Um abschließend an dem Punkt der zusätzlichen Fähigkeiten eines zukünftigen Orchestermusikers anzuknüpfen, ist zudem die Frage nach einer reformierten Ausbildung zu stellen, die die benötigten Skills den gesellschaftlich veränderten Gegebenheiten anpasst. An einigen wenigen Hochschulen wird dieses Thema schon aufgegriffen. So ist an der Hochschule für Musik und Darstellende Kunst Stuttgart im Studiengang Bachelor Musik das Belegen eines Seminars im Bereich Musikvermittlung bereits Pflicht, so Matthias Hermann, Professor sowie Prorektor für Studium und Studierendenverwaltung an der HMDK Stuttgart.
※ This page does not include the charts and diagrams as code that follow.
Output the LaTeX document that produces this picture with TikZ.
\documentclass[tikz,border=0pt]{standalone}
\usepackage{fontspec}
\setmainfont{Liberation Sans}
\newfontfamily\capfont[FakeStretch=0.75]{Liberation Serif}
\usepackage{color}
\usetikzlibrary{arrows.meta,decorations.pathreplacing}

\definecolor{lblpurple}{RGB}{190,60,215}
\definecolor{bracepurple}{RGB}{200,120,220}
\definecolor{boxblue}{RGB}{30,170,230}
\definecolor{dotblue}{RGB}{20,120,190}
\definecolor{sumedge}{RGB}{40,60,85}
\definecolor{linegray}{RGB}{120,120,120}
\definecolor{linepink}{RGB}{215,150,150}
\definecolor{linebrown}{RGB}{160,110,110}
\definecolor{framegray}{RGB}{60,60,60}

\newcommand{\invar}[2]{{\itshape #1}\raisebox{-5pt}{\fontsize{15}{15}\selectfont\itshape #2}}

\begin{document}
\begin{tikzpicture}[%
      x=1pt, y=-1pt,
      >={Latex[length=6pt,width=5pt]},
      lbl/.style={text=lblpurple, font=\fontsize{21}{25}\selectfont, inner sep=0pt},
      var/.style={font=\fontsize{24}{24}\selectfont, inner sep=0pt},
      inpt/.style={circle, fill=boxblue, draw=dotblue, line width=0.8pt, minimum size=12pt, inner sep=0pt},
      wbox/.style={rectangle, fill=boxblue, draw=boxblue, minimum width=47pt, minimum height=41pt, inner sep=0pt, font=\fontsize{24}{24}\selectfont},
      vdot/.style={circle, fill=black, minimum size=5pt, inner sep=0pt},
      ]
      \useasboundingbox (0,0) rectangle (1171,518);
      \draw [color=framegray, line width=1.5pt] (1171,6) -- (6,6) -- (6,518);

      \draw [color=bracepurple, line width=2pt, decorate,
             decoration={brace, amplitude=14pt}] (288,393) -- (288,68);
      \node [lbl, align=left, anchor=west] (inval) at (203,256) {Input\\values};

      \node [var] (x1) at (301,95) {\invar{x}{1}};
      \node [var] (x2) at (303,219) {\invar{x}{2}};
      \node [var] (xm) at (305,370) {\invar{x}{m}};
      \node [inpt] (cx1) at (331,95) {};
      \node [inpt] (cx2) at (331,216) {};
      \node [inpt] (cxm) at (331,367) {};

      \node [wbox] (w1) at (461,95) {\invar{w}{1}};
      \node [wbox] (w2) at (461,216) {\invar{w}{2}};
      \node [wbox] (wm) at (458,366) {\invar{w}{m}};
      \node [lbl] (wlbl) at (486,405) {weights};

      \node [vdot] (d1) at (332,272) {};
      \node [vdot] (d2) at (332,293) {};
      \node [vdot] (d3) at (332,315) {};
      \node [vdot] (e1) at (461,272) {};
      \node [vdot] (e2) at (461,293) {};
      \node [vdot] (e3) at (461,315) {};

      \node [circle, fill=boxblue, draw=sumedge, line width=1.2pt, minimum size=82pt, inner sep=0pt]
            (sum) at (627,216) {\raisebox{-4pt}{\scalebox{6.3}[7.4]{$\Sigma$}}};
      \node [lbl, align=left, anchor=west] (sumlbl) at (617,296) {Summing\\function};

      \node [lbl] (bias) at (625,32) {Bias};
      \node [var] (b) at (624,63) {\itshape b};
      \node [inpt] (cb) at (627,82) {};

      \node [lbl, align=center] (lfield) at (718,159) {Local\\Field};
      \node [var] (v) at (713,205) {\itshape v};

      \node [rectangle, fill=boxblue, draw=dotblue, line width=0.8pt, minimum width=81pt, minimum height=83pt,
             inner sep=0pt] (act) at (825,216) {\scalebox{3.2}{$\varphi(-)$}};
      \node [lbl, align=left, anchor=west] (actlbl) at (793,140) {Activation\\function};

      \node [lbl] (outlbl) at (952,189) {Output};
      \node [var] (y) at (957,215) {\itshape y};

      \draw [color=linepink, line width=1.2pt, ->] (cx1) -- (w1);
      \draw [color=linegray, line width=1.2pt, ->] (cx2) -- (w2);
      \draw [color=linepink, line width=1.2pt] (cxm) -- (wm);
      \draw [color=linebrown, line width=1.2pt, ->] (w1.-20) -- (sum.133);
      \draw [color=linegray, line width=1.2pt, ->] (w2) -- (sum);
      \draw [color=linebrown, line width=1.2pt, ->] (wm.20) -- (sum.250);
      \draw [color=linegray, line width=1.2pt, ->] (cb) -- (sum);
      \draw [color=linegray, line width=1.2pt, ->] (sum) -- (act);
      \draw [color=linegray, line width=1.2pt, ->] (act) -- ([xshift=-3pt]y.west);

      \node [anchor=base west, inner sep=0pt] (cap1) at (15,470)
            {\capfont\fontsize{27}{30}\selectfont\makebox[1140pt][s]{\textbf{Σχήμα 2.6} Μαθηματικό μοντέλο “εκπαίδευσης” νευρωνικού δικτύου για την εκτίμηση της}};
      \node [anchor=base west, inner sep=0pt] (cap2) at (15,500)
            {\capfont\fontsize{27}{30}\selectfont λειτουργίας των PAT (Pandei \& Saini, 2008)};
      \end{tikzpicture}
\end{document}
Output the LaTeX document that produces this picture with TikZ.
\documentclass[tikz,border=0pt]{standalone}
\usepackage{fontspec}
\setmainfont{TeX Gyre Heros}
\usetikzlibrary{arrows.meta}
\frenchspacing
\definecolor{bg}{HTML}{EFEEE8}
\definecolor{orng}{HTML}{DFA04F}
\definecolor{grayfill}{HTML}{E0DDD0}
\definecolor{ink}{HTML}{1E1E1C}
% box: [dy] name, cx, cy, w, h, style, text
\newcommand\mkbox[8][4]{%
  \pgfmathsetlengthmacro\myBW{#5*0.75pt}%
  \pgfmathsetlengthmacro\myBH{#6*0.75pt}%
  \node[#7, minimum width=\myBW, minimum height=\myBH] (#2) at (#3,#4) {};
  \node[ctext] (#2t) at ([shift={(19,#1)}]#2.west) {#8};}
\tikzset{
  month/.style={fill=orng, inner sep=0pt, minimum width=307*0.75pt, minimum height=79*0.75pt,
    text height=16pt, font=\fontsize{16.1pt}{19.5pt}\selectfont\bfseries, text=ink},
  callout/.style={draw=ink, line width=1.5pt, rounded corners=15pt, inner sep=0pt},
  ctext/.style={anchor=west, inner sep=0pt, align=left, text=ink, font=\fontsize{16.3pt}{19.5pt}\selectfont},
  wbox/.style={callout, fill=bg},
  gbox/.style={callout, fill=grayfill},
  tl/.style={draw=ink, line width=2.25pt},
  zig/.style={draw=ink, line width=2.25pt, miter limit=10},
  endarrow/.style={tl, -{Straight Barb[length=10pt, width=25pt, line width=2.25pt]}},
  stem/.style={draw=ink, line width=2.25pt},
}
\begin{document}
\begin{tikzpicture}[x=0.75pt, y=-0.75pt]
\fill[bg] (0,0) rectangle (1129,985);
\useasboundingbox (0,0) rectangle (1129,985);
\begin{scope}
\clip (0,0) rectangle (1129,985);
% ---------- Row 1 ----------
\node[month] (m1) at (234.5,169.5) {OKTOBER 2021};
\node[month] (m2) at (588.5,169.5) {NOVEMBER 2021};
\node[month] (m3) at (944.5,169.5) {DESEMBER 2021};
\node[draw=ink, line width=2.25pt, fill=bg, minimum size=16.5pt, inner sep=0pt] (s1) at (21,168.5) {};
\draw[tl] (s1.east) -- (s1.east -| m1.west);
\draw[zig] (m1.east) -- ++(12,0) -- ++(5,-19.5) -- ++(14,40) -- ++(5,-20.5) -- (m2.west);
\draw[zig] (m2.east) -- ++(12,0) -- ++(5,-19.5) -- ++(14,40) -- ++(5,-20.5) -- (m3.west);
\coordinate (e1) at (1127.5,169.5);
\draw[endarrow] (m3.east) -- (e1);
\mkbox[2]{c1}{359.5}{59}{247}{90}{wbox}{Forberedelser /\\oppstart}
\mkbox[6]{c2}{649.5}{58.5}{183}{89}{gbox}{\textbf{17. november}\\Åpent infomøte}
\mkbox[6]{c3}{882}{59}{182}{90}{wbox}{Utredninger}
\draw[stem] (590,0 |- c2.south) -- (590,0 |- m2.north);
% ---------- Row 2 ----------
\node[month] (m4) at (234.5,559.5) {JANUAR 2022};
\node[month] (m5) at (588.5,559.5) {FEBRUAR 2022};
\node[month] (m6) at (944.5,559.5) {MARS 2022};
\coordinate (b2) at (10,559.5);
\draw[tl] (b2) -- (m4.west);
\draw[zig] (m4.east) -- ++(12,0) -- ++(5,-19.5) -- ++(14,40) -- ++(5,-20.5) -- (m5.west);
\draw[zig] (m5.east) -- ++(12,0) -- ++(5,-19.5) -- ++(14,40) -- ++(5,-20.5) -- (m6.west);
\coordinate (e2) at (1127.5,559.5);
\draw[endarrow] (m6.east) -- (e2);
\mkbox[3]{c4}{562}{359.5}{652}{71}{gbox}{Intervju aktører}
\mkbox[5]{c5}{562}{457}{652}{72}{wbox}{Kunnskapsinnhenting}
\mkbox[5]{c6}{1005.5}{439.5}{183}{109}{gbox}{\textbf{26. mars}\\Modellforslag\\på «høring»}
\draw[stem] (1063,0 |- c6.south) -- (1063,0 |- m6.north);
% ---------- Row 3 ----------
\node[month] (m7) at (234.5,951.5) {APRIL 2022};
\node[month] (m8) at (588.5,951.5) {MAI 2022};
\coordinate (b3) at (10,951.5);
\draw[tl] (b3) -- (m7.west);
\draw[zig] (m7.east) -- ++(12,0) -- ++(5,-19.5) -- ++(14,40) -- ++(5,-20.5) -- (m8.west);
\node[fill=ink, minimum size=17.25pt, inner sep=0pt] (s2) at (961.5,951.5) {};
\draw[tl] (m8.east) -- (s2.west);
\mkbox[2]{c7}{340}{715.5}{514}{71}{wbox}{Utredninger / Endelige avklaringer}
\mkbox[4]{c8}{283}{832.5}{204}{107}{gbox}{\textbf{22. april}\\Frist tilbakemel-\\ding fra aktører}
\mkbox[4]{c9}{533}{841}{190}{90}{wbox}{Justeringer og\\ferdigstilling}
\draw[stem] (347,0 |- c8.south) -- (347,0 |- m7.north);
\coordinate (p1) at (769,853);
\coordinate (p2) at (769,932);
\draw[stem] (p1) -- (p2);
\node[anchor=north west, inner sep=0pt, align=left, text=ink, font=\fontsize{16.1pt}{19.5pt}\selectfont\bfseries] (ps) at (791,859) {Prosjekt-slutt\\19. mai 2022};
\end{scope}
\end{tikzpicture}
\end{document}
Andere Hochschulen entwickeln neue musikalische Studiengänge, die sowohl U- und E-Musik als auch die pädagogische Arbeit mit Laien nicht gegeneinander ausspielen, sondern miteinander verbinden und vereinen. Doch wie sieht es mit den Musikerinnen und Musikern in unseren Orchestern aus? Könnte eine verpflichtende Weiterbildung für Orchestermusiker die häufigen Grenzen und internen Vorurteile gegenüber Musikvermittlung oder gar Community Music aufheben?

Als Fazit lässt sich sagen, dass das Prinzip Community Music in den letzten Jahren am Theater Freiburg durch die Abteilung Musikvermittlung mindestens einen Fuß in die Tür eines Stadttheaters bekommen hat. In den klassisch gewachsenen Strukturen und aufgrund der konservativen Ansichten verschiedener Kollegen war es nicht immer leicht, die oben genannten Projekte um- und durchzusetzen und auf verschiedenen Ebenen zu diskutieren. Wir haben Niederlagen aufgefangen, aus Erfahrungen gelernt und weiter recherchiert. Angekommen sind wir noch lange nicht. Nimmt das Stadttheater in all seiner Tragweite die oben beschriebenen Ansätze ernst, stößt es weitreichende theaterpolitische Fragen an. Vielleicht kann jedoch nur so ein modernes und lebendiges Musiktheater der Zukunft entstehen.

1 Dieser Abschnitt basiert auf folgendem Kapitel: Higgins, Lee (2017): „Community Music verstehen – Theorie und Praxis“. In: B. Hill & A. de Banffy-Hall (Hrsg.), Community Music – Beiträge zur Theorie und Praxis aus internationaler und deutscher Perspektive (S. 45–61). Waxmann: Münster.